- _Written task_:
From the records below, please print only the lines from the one containing "Convert this chart to matplotlib code." through the one containing "ax.bar(mass, pressure, width=0.8, color='k', zorder=3)", both included. Skip the pictures.

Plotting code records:
──────
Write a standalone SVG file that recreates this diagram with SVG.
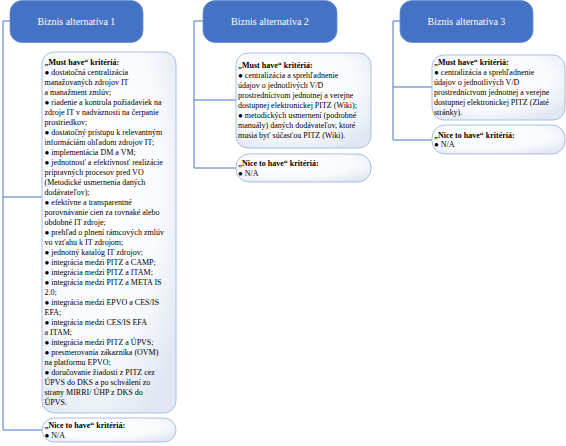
<svg xmlns="http://www.w3.org/2000/svg" width="566" height="446" viewBox="0 0 566 446">
<defs>
<radialGradient id="boxfill" cx="40%" cy="35%" r="75%">
<stop offset="0" stop-color="#ffffff"/>
<stop offset="0.65" stop-color="#f8fafd"/>
<stop offset="1" stop-color="#e1e7f2"/>
</radialGradient>
</defs>
<style>
.hdr{fill:#4472c4;stroke:#6a8fd0;stroke-width:0.8}
.hdrt{font-family:"Liberation Serif","Times New Roman",serif;font-size:10px;fill:#ffffff;text-anchor:middle}
.box{fill:url(#boxfill);stroke:#a9bfe3;stroke-width:1}
.t{font-family:"Liberation Serif","Times New Roman",serif;font-size:8px;fill:#000000}
.b{font-weight:bold}
.con{fill:none;stroke:#4a74c2;stroke-width:1}
</style>
<rect width="566" height="446" fill="#ffffff"/>
<g id="connectors">
<path class="con" d="M10,21 H3 V430 H42 M3,197 H42"/>
<path class="con" d="M203,21 H194 V168 H236 M194,100 H236"/>
<path class="con" d="M400,21 H393 V140 H432 M393,87 H432"/>
</g>
<g id="alt1">
<rect class="hdr" x="10" y="0.5" width="133" height="42" rx="12"/>
<text class="hdrt" x="76.5" y="24.5">Biznis alternatíva 1</text>
</g>
<g id="must1">
<rect class="box" x="42" y="52" width="134" height="361" rx="12"/>
<text class="t" x="44.5" y="64.5">
<tspan class="b" x="44.5" y="64.5">„Must have“ kritériá:</tspan>
<tspan x="44.5" dy="10">● dostatočná centralizácia</tspan>
<tspan x="44.5" dy="10">manažovaných zdrojov IT</tspan>
<tspan x="44.5" dy="10">a manažment zmlúv;</tspan>
<tspan x="44.5" dy="10">● riadenie a kontrola požiadaviek na</tspan>
<tspan x="44.5" dy="10">zdroje IT v  nadväznosti na čerpanie</tspan>
<tspan x="44.5" dy="10">prostriedkov;</tspan>
<tspan x="44.5" dy="10">● dostatočný prístupu k relevantným</tspan>
<tspan x="44.5" dy="10">informáciám  ohľadom zdrojov IT;</tspan>
<tspan x="44.5" dy="10">● implementácia DM a VM;</tspan>
<tspan x="44.5" dy="10">● jednotnosť a efektívnosť realizácie</tspan>
<tspan x="44.5" dy="10">prípravných procesov pred VO</tspan>
<tspan x="44.5" dy="10">(Metodické usmernenia daných</tspan>
<tspan x="44.5" dy="10">dodávateľov);</tspan>
<tspan x="44.5" dy="10">● efektívne a transparentné</tspan>
<tspan x="44.5" dy="10">porovnávanie cien za rovnaké alebo</tspan>
<tspan x="44.5" dy="10">obdobné IT zdroje;</tspan>
<tspan x="44.5" dy="10">● prehľad o plnení rámcových zmlúv</tspan>
<tspan x="44.5" dy="10">vo vzťahu k IT zdrojom;</tspan>
<tspan x="44.5" dy="10">● jednotný katalóg IT zdrojov;</tspan>
<tspan x="44.5" dy="10">● integrácia medzi PITZ a  CAMP;</tspan>
<tspan x="44.5" dy="10">● integrácia medzi PITZ a ITAM;</tspan>
<tspan x="44.5" dy="10">● integrácia medzi PITZ a  META IS</tspan>
<tspan x="44.5" dy="10">2.0;</tspan>
<tspan x="44.5" dy="10">● integrácia medzi EPVO a CES/IS</tspan>
<tspan x="44.5" dy="10">EFA;</tspan>
<tspan x="44.5" dy="10">● integrácia medzi CES/IS EFA</tspan>
<tspan x="44.5" dy="10">a ITAM;</tspan>
<tspan x="44.5" dy="10">● integrácia medzi PITZ a ÚPVS;</tspan>
<tspan x="44.5" dy="10">● presmerovania zákazníka (OVM)</tspan>
<tspan x="44.5" dy="10">na platformu EPVO;</tspan>
<tspan x="44.5" dy="10">● doručovanie žiadosti z PITZ cez</tspan>
<tspan x="44.5" dy="10">ÚPVS do DKS a po schválení zo</tspan>
<tspan x="44.5" dy="10">strany MIRRI/ ÚHP z DKS do</tspan>
<tspan x="44.5" dy="10">ÚPVS.</tspan>
</text>
</g>
<g id="nice1">
<rect class="box" x="42" y="418" width="134" height="24" rx="12"/>
<text class="t" x="44.5" y="428"><tspan class="b" x="44.5" y="428">„Nice to have“ kritériá:</tspan><tspan x="44.5" dy="10">● N/A</tspan></text>
</g>
<g id="alt2">
<rect class="hdr" x="203" y="0.5" width="134" height="42" rx="12"/>
<text class="hdrt" x="270" y="24.5">Biznis alternatíva 2</text>
</g>
<g id="must2">
<rect class="box" x="236" y="53" width="135" height="95" rx="12"/>
<text class="t" x="238" y="68">
<tspan class="b" x="238" y="68">„Must have“ kritériá:</tspan>
<tspan x="238" dy="10">● centralizácia a sprehľadnenie</tspan>
<tspan x="238" dy="10">údajov o jednotlivých V/D</tspan>
<tspan x="238" dy="10">prostredníctvom jednotnej a verejne</tspan>
<tspan x="238" dy="10">dostupnej elektronickej PITZ (Wiki);</tspan>
<tspan x="238" dy="10">● metodických usmernení (podrobné</tspan>
<tspan x="238" dy="10">manuály) daných dodávateľov, ktoré</tspan>
<tspan x="238" dy="10">musia byť súčasťou PITZ (Wiki).</tspan>
</text>
</g>
<g id="nice2">
<rect class="box" x="236" y="154" width="135" height="28" rx="13"/>
<text class="t" x="238" y="166"><tspan class="b" x="238" y="166">„Nice to have“ kritériá:</tspan><tspan x="238" dy="10">● N/A</tspan></text>
</g>
<g id="alt3">
<rect class="hdr" x="400" y="0.5" width="133" height="42" rx="12"/>
<text class="hdrt" x="466.5" y="24.5">Biznis alternatíva 3</text>
</g>
<g id="must3">
<rect class="box" x="432" y="55" width="133" height="65" rx="12"/>
<text class="t" x="434" y="65">
<tspan class="b" x="434" y="65">„Must have“ kritériá:</tspan>
<tspan x="434" dy="10">● centralizácia a sprehľadnenie</tspan>
<tspan x="434" dy="10">údajov o jednotlivých V/D</tspan>
<tspan x="434" dy="10">prostredníctvom jednotnej a verejne</tspan>
<tspan x="434" dy="10">dostupnej elektronickej PITZ (Zlaté</tspan>
<tspan x="434" dy="10">stránky).</tspan>
</text>
</g>
<g id="nice3">
<rect class="box" x="432" y="125" width="133" height="29" rx="13"/>
<text class="t" x="434" y="137.5"><tspan class="b" x="434" y="137.5">„Nice to have“ kritériá:</tspan><tspan x="434" dy="9.5">● N/A</tspan></text>
</g>
</svg>
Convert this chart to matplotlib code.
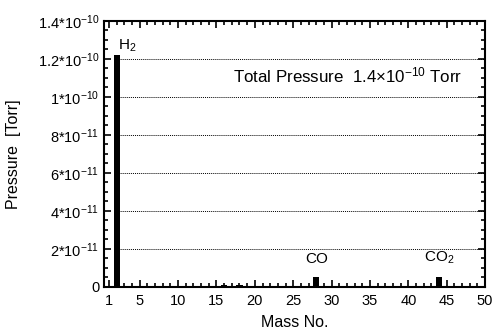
import matplotlib
matplotlib.use("Agg")
import matplotlib.pyplot as plt
from matplotlib.ticker import MultipleLocator, FixedLocator

plt.rcParams['font.family'] = ['Liberation Sans', 'DejaVu Sans']
plt.rcParams['mathtext.fontset'] = 'custom'
plt.rcParams['mathtext.rm'] = 'Liberation Sans'
plt.rcParams['mathtext.it'] = 'Liberation Sans'

# mass spectrum data
mass = [2, 16, 18, 28, 44]
pressure = [1.22e-10, 1.2e-12, 0.9e-12, 5.0e-12, 5.2e-12]
peak_names = {2: r'H$_2$', 28: 'CO', 44: r'CO$_2$'}

y_ticks = [0, 2e-11, 4e-11, 6e-11, 8e-11, 1e-10, 1.2e-10, 1.4e-10]
y_labels = ['0', r'$2{*}10^{-11}$', r'$4{*}10^{-11}$', r'$6{*}10^{-11}$',
            r'$8{*}10^{-11}$', r'$1{*}10^{-10}$', r'$1.2{*}10^{-10}$', r'$1.4{*}10^{-10}$']
x_ticks = [1, 5, 10, 15, 20, 25, 30, 35, 40, 45, 50]

fig = plt.figure(figsize=(4.93, 3.31), dpi=100)
ax = fig.add_axes([0.211, 0.133, 0.773, 0.804])

# dotted grid lines (start right of the H2 peak)
for yv in y_ticks[1:-1]:
    ax.hlines(yv, 2, 50, colors='k', linestyles=(0, (1, 1)), linewidth=0.7, zorder=1)

ax.bar(mass, pressure, width=0.8, color='k', zorder=3)

ax.set_xlim(0.35, 50)
ax.set_ylim(0, 1.4e-10)
ax.xaxis.set_major_locator(FixedLocator(x_ticks))
ax.xaxis.set_minor_locator(MultipleLocator(1))
ax.set_yticks(y_ticks)
ax.set_yticklabels(y_labels)
ax.yaxis.set_minor_locator(MultipleLocator(5e-12))

ax.tick_params(which='both', direction='in', top=True, right=True, labelsize=10.5, width=1.2)
ax.tick_params(which='major', length=5)
ax.tick_params(which='minor', length=3)
ax.tick_params(axis='x', pad=5)
for s in ax.spines.values():
    s.set_linewidth(1.5)

ax.text(2.2, 1.225e-10, peak_names[2], fontsize=11, ha='left', va='bottom')
ax.text(28, 1.1e-11, peak_names[28], fontsize=11, ha='center', va='bottom')
ax.text(44, 1.1e-11, peak_names[44], fontsize=11, ha='center', va='bottom')
ax.text(17.2, 1.115e-10, r'Total Pressure  1.4$\times$10$^{-10}$ Torr', fontsize=12.2, ha='left', va='center')

ax.set_xlabel('Mass No.', fontsize=11.5, labelpad=5)
ax.set_ylabel('Pressure  [Torr]', fontsize=11.5, labelpad=12)

fig.savefig('out.png', dpi=100)
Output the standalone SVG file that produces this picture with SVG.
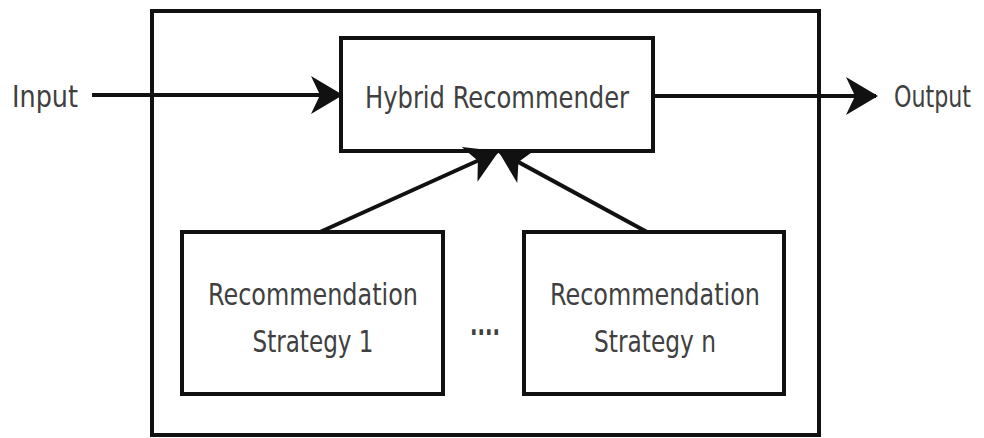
<svg xmlns="http://www.w3.org/2000/svg" width="984" height="438" viewBox="0 0 984 438">
  <style>
    .box { fill: #fff; stroke: #111; stroke-width: 4; }
    .lbl { font-family: "DejaVu Sans Condensed", "DejaVu Sans", sans-serif; font-size: 30px; fill: #404040; }
    .edge { stroke: #111; stroke-width: 4; fill: none; }
  </style>
  <defs>
    <marker id="head" viewBox="0 0 32 38" refX="30" refY="19" markerWidth="32" markerHeight="38" markerUnits="userSpaceOnUse" orient="auto">
      <path d="M0,0 L32,19 L0,38 L9,19 Z" fill="#111"/>
    </marker>
  </defs>
  <rect width="984" height="438" fill="#fff"/>

  <g id="container">
    <rect class="box" x="152" y="11" width="667" height="424" fill="none"/>
  </g>

  <g id="hybrid">
    <rect class="box" x="341" y="38" width="312" height="113"/>
    <text class="lbl" x="497" y="108" text-anchor="middle" textLength="264" lengthAdjust="spacingAndGlyphs">Hybrid Recommender</text>
  </g>

  <g id="strategy1">
    <rect class="box" x="182" y="232" width="261" height="162"/>
    <text class="lbl" x="313" y="305" text-anchor="middle" textLength="210" lengthAdjust="spacingAndGlyphs">Recommendation</text>
    <text class="lbl" x="313" y="352" text-anchor="middle" textLength="121" lengthAdjust="spacingAndGlyphs">Strategy 1</text>
  </g>

  <g id="strategyn">
    <rect class="box" x="524" y="232" width="260" height="162"/>
    <text class="lbl" x="655" y="305" text-anchor="middle" textLength="210" lengthAdjust="spacingAndGlyphs">Recommendation</text>
    <text class="lbl" x="655" y="352" text-anchor="middle" textLength="122" lengthAdjust="spacingAndGlyphs">Strategy n</text>
  </g>

  <g id="ellipsis">
    <text class="lbl" x="485" y="335" text-anchor="middle" textLength="30" lengthAdjust="spacingAndGlyphs" font-weight="bold">....</text>
  </g>

  <g id="input">
    <text class="lbl" x="12" y="107" textLength="66" lengthAdjust="spacingAndGlyphs">Input</text>
  </g>

  <g id="output">
    <text class="lbl" x="894" y="107" font-size="27" textLength="77" lengthAdjust="spacingAndGlyphs">Output</text>
  </g>

  <g id="connectors">
    <line class="edge" x1="92" y1="95" x2="341" y2="95" marker-end="url(#head)"/>
    <line class="edge" x1="653" y1="96" x2="876" y2="96" marker-end="url(#head)"/>
    <line class="edge" x1="320" y1="232" x2="497" y2="152" marker-end="url(#head)"/>
    <line class="edge" x1="647" y1="232" x2="500" y2="152" marker-end="url(#head)"/>
  </g>
</svg>
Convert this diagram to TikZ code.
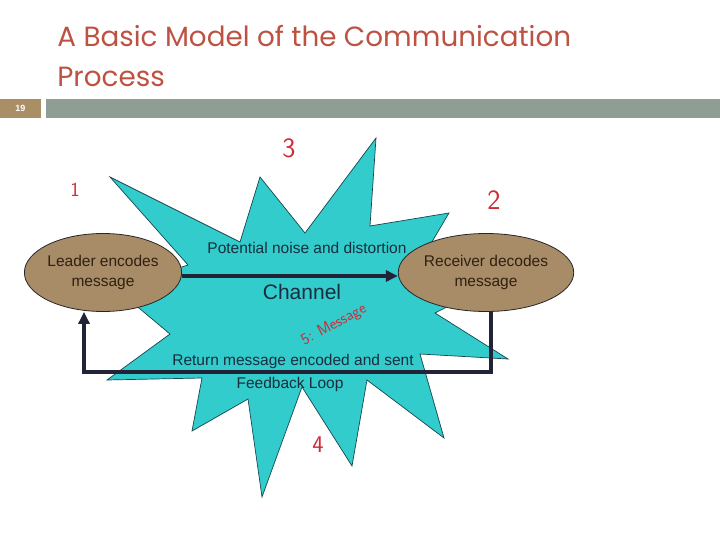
──────
- _Task response_:
Convert this chart to matplotlib code.
import matplotlib
matplotlib.use("Agg")
import matplotlib.pyplot as plt
from matplotlib.ticker import MultipleLocator, FixedLocator

plt.rcParams['font.family'] = ['Liberation Sans', 'DejaVu Sans']
plt.rcParams['mathtext.fontset'] = 'custom'
plt.rcParams['mathtext.rm'] = 'Liberation Sans'
plt.rcParams['mathtext.it'] = 'Liberation Sans'

# mass spectrum data
mass = [2, 16, 18, 28, 44]
pressure = [1.22e-10, 1.2e-12, 0.9e-12, 5.0e-12, 5.2e-12]
peak_names = {2: r'H$_2$', 28: 'CO', 44: r'CO$_2$'}

y_ticks = [0, 2e-11, 4e-11, 6e-11, 8e-11, 1e-10, 1.2e-10, 1.4e-10]
y_labels = ['0', r'$2{*}10^{-11}$', r'$4{*}10^{-11}$', r'$6{*}10^{-11}$',
            r'$8{*}10^{-11}$', r'$1{*}10^{-10}$', r'$1.2{*}10^{-10}$', r'$1.4{*}10^{-10}$']
x_ticks = [1, 5, 10, 15, 20, 25, 30, 35, 40, 45, 50]

fig = plt.figure(figsize=(4.93, 3.31), dpi=100)
ax = fig.add_axes([0.211, 0.133, 0.773, 0.804])

# dotted grid lines (start right of the H2 peak)
for yv in y_ticks[1:-1]:
    ax.hlines(yv, 2, 50, colors='k', linestyles=(0, (1, 1)), linewidth=0.7, zorder=1)

ax.bar(mass, pressure, width=0.8, color='k', zorder=3)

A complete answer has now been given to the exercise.